Une réforme de l’Education a bien essayé d’en extirper l’intégrisme dans les années 1990. Mais avec un islam d’Etat désormais porté par le non moins tout-puissant Rassemblement constitutionnel démocratique (RCD), les Seventies tunisiennes sont, aujourd’hui encore, à l’œuvre. L’émergence de leurs rejetons, des mouvances islamistes antérieurement inexistantes, permet de faire la part belle aux réponses sécuritaires, qui, plus que jamais à la faveur du 11 Septembre, écrasent l’expression de toute différence. Résultat, c’est dans la rue que les conflits culminent.
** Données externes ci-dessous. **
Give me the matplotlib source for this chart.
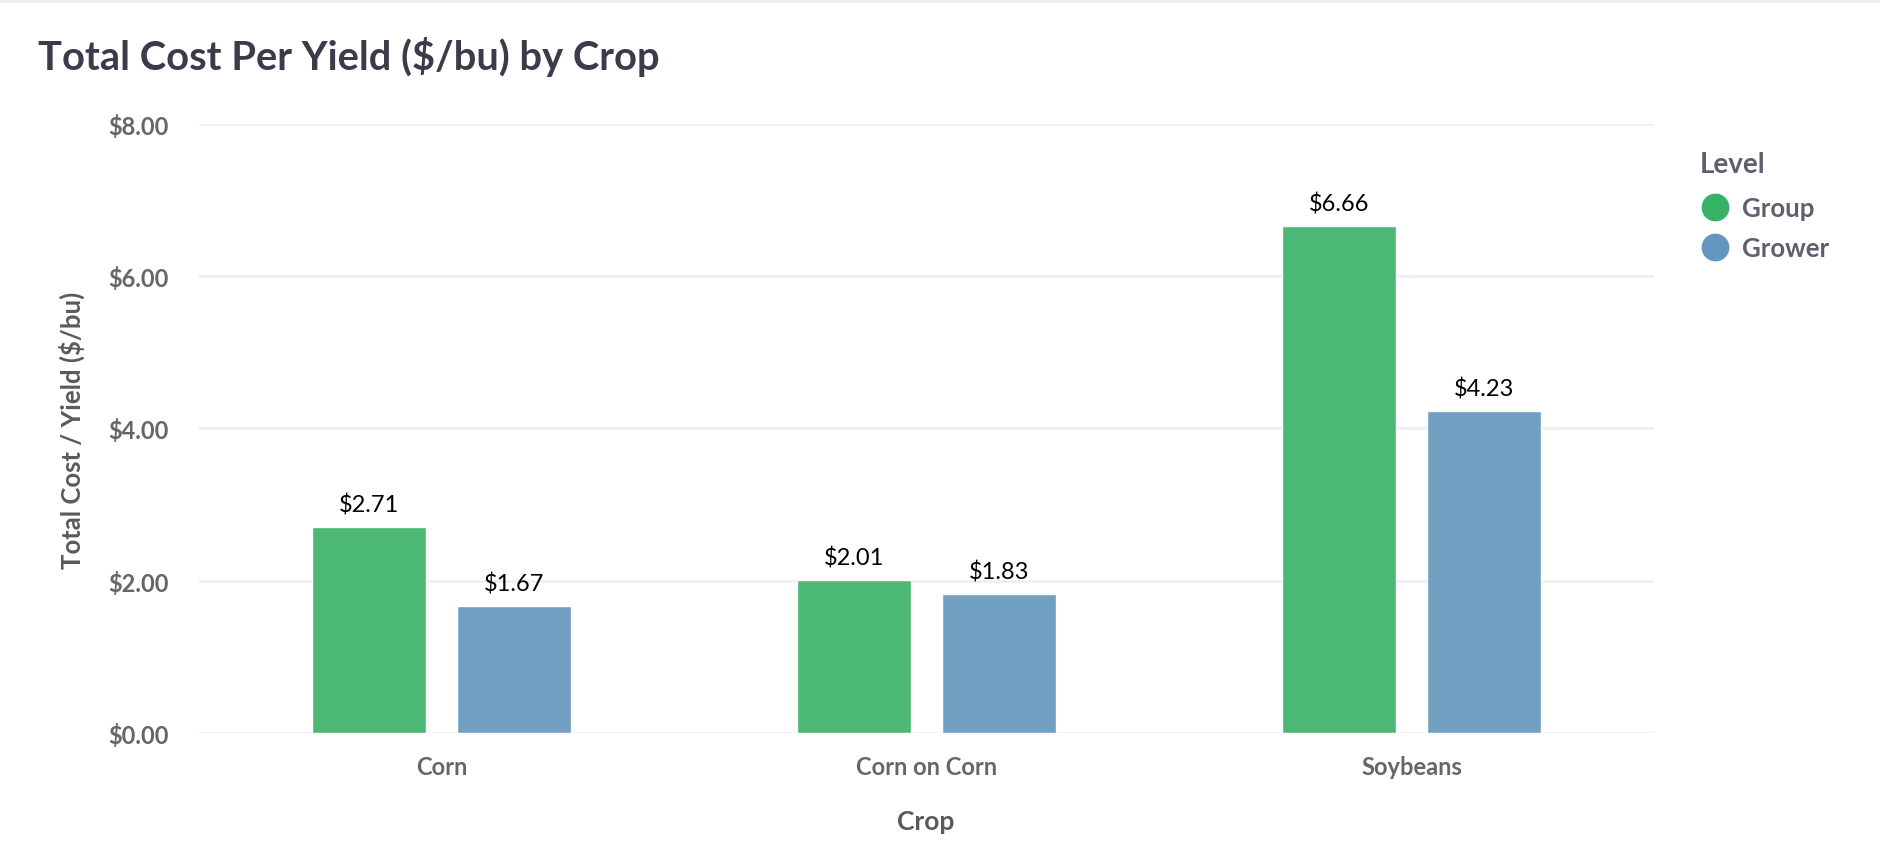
import numpy as np
import matplotlib.pyplot as plt
from matplotlib.lines import Line2D

# Data
crops = ['Corn', 'Corn on Corn', 'Soybeans']
group_vals = [2.71, 2.01, 6.66]
grower_vals = [1.67, 1.83, 4.23]
levels = ['Group', 'Grower']
yticks = [0, 2, 4, 6, 8]

# Colors
bar_colors = ['#4bb875', '#71a0c3']
legend_colors = ['#36b267', '#6497c0']
tick_color = '#666666'
label_color = '#5a5a5a'

plt.rcParams['font.family'] = ['Lato', 'DejaVu Sans']

fig = plt.figure(figsize=(18.8, 8.53), dpi=100)
ax = fig.add_axes([0.1059, 0.1395, 0.7739, 0.714])

x = np.arange(len(crops))
w = 0.235
off = 0.15
series = [group_vals, grower_vals]
for i, vals in enumerate(series):
    pos = x + (-off if i == 0 else off)
    bars = ax.bar(pos, vals, width=w, color=bar_colors[i], edgecolor='white',
                  linewidth=1, zorder=3)
    for b, v in zip(bars, vals):
        ax.annotate(f'${v:.2f}', (b.get_x() + b.get_width() / 2, v),
                    xytext=(0, 8), textcoords='offset points',
                    ha='center', va='bottom', fontsize=17, color='black')

ax.set_xlim(-0.5, len(crops) - 0.5)
ax.set_ylim(0, 8)
ax.set_yticks(yticks)
ax.set_yticklabels([f'${t:.2f}' for t in yticks])
ax.set_xticks(x)
ax.set_xticklabels(crops)
ax.grid(axis='y', color='#f0f0f4', linewidth=2, zorder=0)
ax.set_axisbelow(True)
for s in ax.spines.values():
    s.set_visible(False)
ax.tick_params(axis='both', length=0, colors=tick_color, labelsize=17)
ax.tick_params(axis='y', pad=22)
ax.tick_params(axis='x', pad=16)
for lbl in ax.get_xticklabels() + ax.get_yticklabels():
    lbl.set_fontweight('bold')

fig.text(72 / 1880, 1 - 430 / 853, 'Total Cost / Yield ($/bu)', rotation=90,
         ha='center', va='center', fontsize=18.5, fontweight='bold', color=label_color)
fig.text(926 / 1880, 1 - 822 / 853, 'Crop', ha='center', va='center',
         fontsize=19, fontweight='bold', color=label_color)

fig.text(38 / 1880, 1 - 57 / 853, 'Total Cost Per Yield ($/bu) by Crop',
         ha='left', va='center', fontsize=28.7, fontweight='bold', color='#3a3b4b')

handles = [Line2D([], [], marker='o', linestyle='none', markersize=19,
                  markerfacecolor=c, markeredgecolor=c) for c in legend_colors]
leg = fig.legend(handles, levels, title='Level', loc='upper left',
                 bbox_to_anchor=(1687 / 1880, 1 - 139 / 853), frameon=False,
                 borderpad=0, handletextpad=0.45, labelspacing=0.62,
                 fontsize=18.5, title_fontsize=20, handlelength=1.2)
leg._legend_box.align = 'left'
leg._legend_box.sep = 14
leg.get_title().set_color('#5c5f6d')
leg.get_title().set_fontweight('bold')
for t in leg.get_texts():
    t.set_color('#5c5f6d')
    t.set_fontweight('bold')

fig.add_artist(Line2D([0, 1], [0.998, 0.998], color='#ececf0', linewidth=2))

fig.savefig('out.png', dpi=100)
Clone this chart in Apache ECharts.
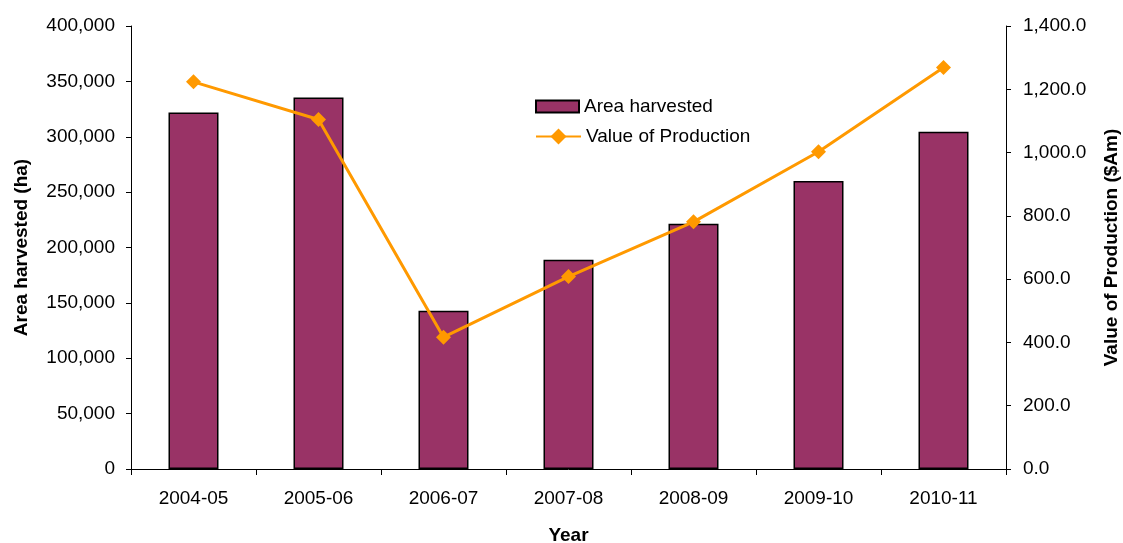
<!DOCTYPE html>
<html>
<head>
<meta charset="utf-8">
<script src="https://cdn.jsdelivr.net/npm/echarts@6/dist/echarts.min.js"></script>
<style>
  html, body { margin: 0; padding: 0; background: #ffffff; overflow: hidden; }
  #chart { width: 1123px; height: 543px; }
</style>
</head>
<body>
<div id="chart"></div>
<script>
// Harvest seasons
const years = ['2004-05', '2005-06', '2006-07', '2007-08', '2008-09', '2009-10', '2010-11'];
// Area harvested (ha)
const areaHarvested = [322000, 335500, 143000, 189000, 221500, 260000, 304500];
// Value of production ($Am)
const productionValue = [1223.5, 1104.5, 416.5, 608.0, 781.0, 1002.5, 1268.5];

const FONT = '"Liberation Sans", Arial, sans-serif';
const TXT = '#000000';

const chart = echarts.init(document.getElementById('chart'), null, {
  renderer: 'canvas', width: 1123, height: 543
});

const legendText = { fontFamily: FONT, fontSize: 19, color: TXT };

chart.setOption({
  animation: false,
  backgroundColor: '#ffffff',
  textStyle: { fontFamily: FONT, color: TXT },
  grid: {
    left: 131, right: 117, top: 26, bottom: 74,
    containLabel: false,
    outerBoundsMode: 'none'
  },
  legend: [
    {
      left: 530,
      top: 92,
      itemWidth: 43,
      itemHeight: 12,
      textStyle: legendText,
      data: [{ name: 'Area harvested', icon: 'rect' }]
    },
    {
      left: 530,
      top: 122,
      itemWidth: 45,
      itemHeight: 20,
      textStyle: legendText,
      data: ['Value of Production']
    }
  ],
  xAxis: {
    type: 'category',
    data: years,
    name: 'Year',
    nameLocation: 'middle',
    nameGap: 57,
    nameTextStyle: { fontFamily: FONT, fontSize: 19, fontWeight: 'bold', color: TXT },
    axisLine: { lineStyle: { color: '#000', width: 1 } },
    axisTick: { show: true, length: 6, lineStyle: { color: '#000' } },
    axisLabel: { fontFamily: FONT, fontSize: 19, color: TXT, margin: 20 },
    splitLine: { show: false }
  },
  yAxis: [
    {
      type: 'value',
      min: 0,
      max: 400000,
      interval: 50000,
      position: 'left',
      name: 'Area harvested (ha)',
      nameLocation: 'middle',
      nameGap: 100,
      nameRotate: 90,
      nameTextStyle: { fontFamily: FONT, fontSize: 19, fontWeight: 'bold', color: TXT },
      axisLine: { show: true, lineStyle: { color: '#000', width: 1 } },
      axisTick: { show: true, length: 5, lineStyle: { color: '#000' } },
      axisLabel: {
        fontFamily: FONT, fontSize: 19, color: TXT, margin: 16,
        formatter: v => v.toLocaleString('en-US')
      },
      splitLine: { show: false }
    },
    {
      type: 'value',
      min: 0,
      max: 1400,
      interval: 200,
      position: 'right',
      name: 'Value of Production ($Am)',
      nameLocation: 'middle',
      nameGap: 96,
      nameRotate: 90,
      nameTextStyle: { fontFamily: FONT, fontSize: 19, fontWeight: 'bold', color: TXT },
      axisLine: { show: true, lineStyle: { color: '#000', width: 1 } },
      axisTick: { show: true, length: 5, lineStyle: { color: '#000' } },
      axisLabel: {
        fontFamily: FONT, fontSize: 19, color: TXT, margin: 17,
        formatter: v => v.toLocaleString('en-US', { minimumFractionDigits: 1, maximumFractionDigits: 1 })
      },
      splitLine: { show: false }
    }
  ],
  series: [
    {
      name: 'Area harvested',
      type: 'bar',
      yAxisIndex: 0,
      data: areaHarvested,
      barWidth: 50,
      itemStyle: { color: '#993366', borderColor: '#000000', borderWidth: 1.5 },
      z: 2
    },
    {
      name: 'Value of Production',
      type: 'line',
      yAxisIndex: 1,
      data: productionValue,
      symbol: 'diamond',
      symbolSize: 15,
      lineStyle: { color: '#FF9900', width: 3 },
      itemStyle: { color: '#FF9900' },
      z: 3
    }
  ]
});
</script>
</body>
</html>
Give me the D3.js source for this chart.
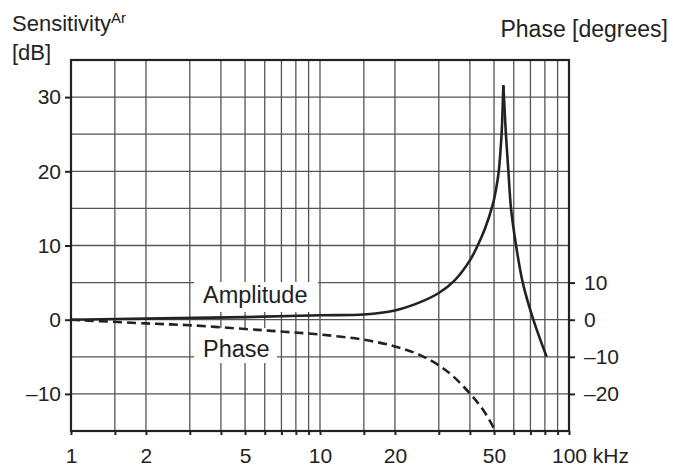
<!DOCTYPE html>
<html>
<head>
<meta charset="utf-8">
<script src="https://cdn.jsdelivr.net/npm/d3@7"></script>
<style>
  body { margin: 0; background: #fff; }
  text { font-family: "Liberation Sans", Arial, sans-serif; fill: #222; }
</style>
</head>
<body>
<svg id="chart" width="673" height="467"></svg>
<script>
// amplitude curve (kHz -> dB), rising branch up to the peak and falling branch after it
const ampRiseFreq = [1, 2, 5, 10, 15, 20, 25, 30, 34.5, 40, 43.1, 46, 49.4, 51, 52.1, 53, 53.7, 54.5];
const ampRiseDb   = [0, 0.15, 0.35, 0.6, 0.7, 1.25, 2.3, 3.6, 5.2, 8, 10.1, 12.3, 15.5, 17.7, 19.7, 22.5, 25.5, 31.6];
const ampFallFreq = [54.5, 55.8, 57.1, 58.5, 61.3, 65.2, 71.9, 81.3];
const ampFallDb   = [31.6, 25, 20, 15, 10, 5, 0, -5];

// phase curve (kHz -> degrees)
const phaseFreq = [1, 2, 3, 5, 7, 10, 15, 20, 25, 30, 34.3, 40, 45.3, 50.4, 51];
const phaseDeg  = [0, -1.0, -1.5, -2.5, -3.2, -4.0, -5.4, -7.2, -9.4, -12.3, -15.3, -19.9, -24.4, -29.8, -30.6];

const gridX = [1.5, 2, 3, 4, 5, 6, 7, 8, 9, 10, 15, 20, 30, 40, 50, 60, 70, 80, 90];
const gridY = [-10, -5, 0, 5, 10, 15, 20, 25, 30];
const xLabels = [1, 2, 5, 10, 20, 50, 100];
const yTicks = [30, 20, 10, 0, -10];
const phaseTicks = [10, 0, -10, -20];

const svg = d3.select('#chart');
const pLeft = 71, pRight = 569, pTop = 60, pBottom = 431;

const x = d3.scaleLog().domain([1, 100]).range([pLeft, pRight]);
const y = d3.scaleLinear().domain([-15, 35]).range([pBottom, pTop]);
const yPhase = d3.scaleLinear().domain([-30, 70]).range([pBottom, pTop]);

const fmt = d => d < 0 ? '\u2013' + Math.abs(d) : String(d);

// grid
let grid = svg.append('g').attr('stroke', '#555').attr('stroke-width', 1.3);
grid.selectAll('.gx').data(gridX).enter().append('line')
    .attr('x1', d => x(d)).attr('x2', d => x(d))
    .attr('y1', pTop).attr('y2', pBottom);
grid.selectAll('.gy').data(gridY).enter().append('line')
    .attr('x1', pLeft).attr('x2', pRight)
    .attr('y1', d => y(d)).attr('y2', d => y(d));

// white boxes behind the curve labels
svg.append('rect').attr('x', 194).attr('y', 282).attr('width', 124).attr('height', 30).attr('fill', '#fff');
svg.append('rect').attr('x', 194).attr('y', 328).attr('width', 83).attr('height', 35).attr('fill', '#fff');

// axes
let axisFont = 21;

let gl = svg.append('g').attr('transform', `translate(${pLeft},0)`)
    .call(d3.axisLeft(y).tickValues(yTicks).tickSize(6).tickPadding(4).tickFormat(fmt));

let gr = svg.append('g').attr('transform', `translate(${pRight},0)`)
    .call(d3.axisRight(yPhase).tickValues(phaseTicks).tickSize(6).tickPadding(9).tickFormat(fmt));

let gb = svg.append('g').attr('transform', `translate(0,${pBottom})`)
    .call(d3.axisBottom(x).tickValues([1].concat(gridX, [100])).tickSize(4).tickPadding(13)
        .tickFormat(d => xLabels.includes(d) ? String(d) : ''));

[gl, gr, gb].forEach(g => {
    g.select('.domain').remove();
    g.selectAll('line').attr('stroke', '#222').attr('stroke-width', 2);
    g.selectAll('text').attr('font-size', axisFont).attr('font-family', '"Liberation Sans", Arial, sans-serif').attr('fill', '#222');
});

// "100 kHz" - keep the number centred on its tick
gb.selectAll('text').filter(d => d === 100).each(function() {
    let t = d3.select(this);
    let w = this.getComputedTextLength();
    t.attr('text-anchor', 'start').attr('x', -w / 2).text('100 kHz');
});

// frame
svg.append('rect').attr('x', pLeft).attr('y', pTop)
    .attr('width', pRight - pLeft).attr('height', pBottom - pTop)
    .attr('fill', 'none').attr('stroke', '#222').attr('stroke-width', 2.2);

svg.append('clipPath').attr('id', 'plot').append('rect')
    .attr('x', pLeft).attr('y', pTop).attr('width', pRight - pLeft).attr('height', pBottom - pTop);

// curves
let ampLine = d3.line().x(d => x(d[0])).y(d => y(d[1])).curve(d3.curveCatmullRom.alpha(0.5));
let phaseLine = d3.line().x(d => x(d[0])).y(d => yPhase(d[1])).curve(d3.curveCatmullRom.alpha(0.5));

[[ampRiseFreq, ampRiseDb], [ampFallFreq, ampFallDb]].forEach(([fs, vs]) => {
    svg.append('path')
        .datum(fs.map((f, i) => [f, vs[i]]))
        .attr('d', ampLine)
        .attr('fill', 'none').attr('stroke', '#222').attr('stroke-width', 2.6)
        .attr('clip-path', 'url(#plot)');
});

svg.append('path')
    .datum(phaseFreq.map((f, i) => [f, phaseDeg[i]]))
    .attr('d', phaseLine)
    .attr('fill', 'none').attr('stroke', '#222').attr('stroke-width', 2.6)
    .attr('stroke-dasharray', '9,5')
    .attr('clip-path', 'url(#plot)');

// labels
svg.append('text').attr('x', 203).attr('y', 303).attr('font-size', 23.5).text('Amplitude');
svg.append('text').attr('x', 203).attr('y', 357).attr('font-size', 23.5).text('Phase');

let title = svg.append('text').attr('x', 12).attr('y', 31).attr('font-size', 22);
title.append('tspan').text('Sensitivity');
title.append('tspan').attr('dy', -8).attr('font-size', 15).text('Ar');
svg.append('text').attr('x', 12).attr('y', 60).attr('font-size', 22).text('[dB]');

svg.append('text').attr('x', 668).attr('y', 37).attr('font-size', 23)
    .attr('text-anchor', 'end').text('Phase [degrees]');
</script>
</body>
</html>
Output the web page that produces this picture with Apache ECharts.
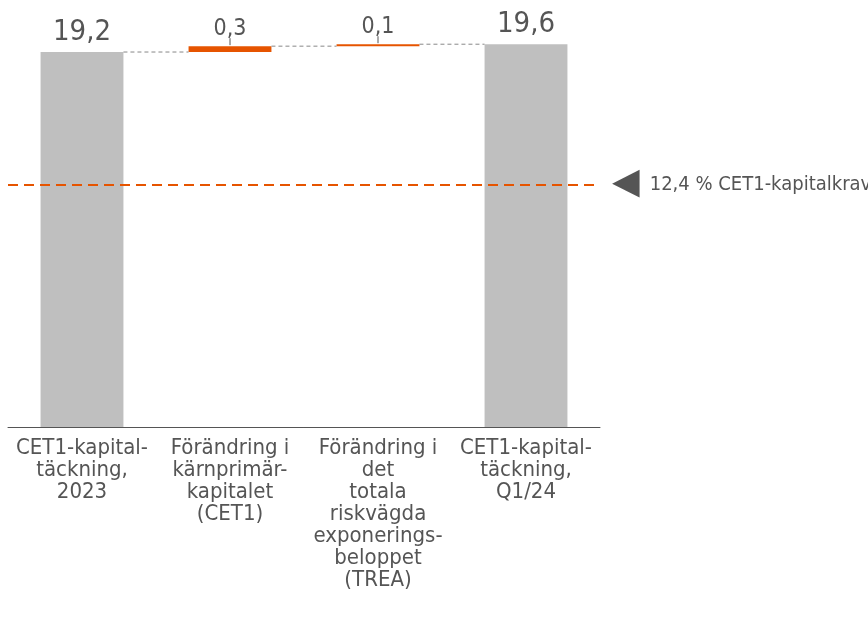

Déjà, la grève générale du 26 janvier 1978 avait marqué l’échec de l’«Enrichissez-vous» au seul profit de quelques-uns. Les émeutes du pain du 3 janvier 1984 avaient, elles, sanctionné la mauvaise gestion des finances publiques par le gouvernement Mzali. A l’été 1987, les islamistes cristallisent les mécontentements, tentent de déstabiliser un régime affaibli par une crise financière internationale, et ouvrent par la même occasion une voie royale au patron de la sécurité, le général Ben Ali. De nos jours, en 2008, c’est la fronde du bassin minier de Gafsa qui brise l’image d’Epinal du miracle économique d’une Ere nouvelle régentée par une quasi-oligarchie familiale, qui y a dépêché rien de moins que l’armée.

Mais c’est également en politique étrangère que les citoyens sont réduits au vulgum pecus. Là encore, le débat est interdit. Une sourde rupture de l’ancien équilibre géostratégique du pays entre un Proche-Orient musulman et un Occident judéo-chrétien est imposée. De facto limitée aux échanges mercantiles, la collaboration de la Tunisie, naguère au processus euroméditerranéen de Barcelone, et à présent à l’Union pour la Méditerranée de Nicolas Sarkozy, est à cet égard l’arbre qui cache la forêt. La prépondérance est plutôt, l’air de rien, à la dilution de la personnalité tunisienne dans le folklore panarabe. Parmi d’autres, un signe qui ne trompe pas: pourtant commanditaire d’une tentative, avortée, de renversement du régime en janvier 1980, le colonel Kadhafi est, depuis l’éviction de Bourguiba, le partenaire privilégié d’une amitié présidentielle qui achève de mettre la Tunisie du 7 novembre 87 à l’unisson de la Libye du coup d’Etat militaire du 1er septembre 69. Et de lui faire rejoindre la tragique banalité des tyrannies du monde arabe.

Mais à quelque chose malheur est bon. Ben Ali aura sans doute réactualisé en Tunisie un enseignement universel de toujours: se méfier des hommes providentiels.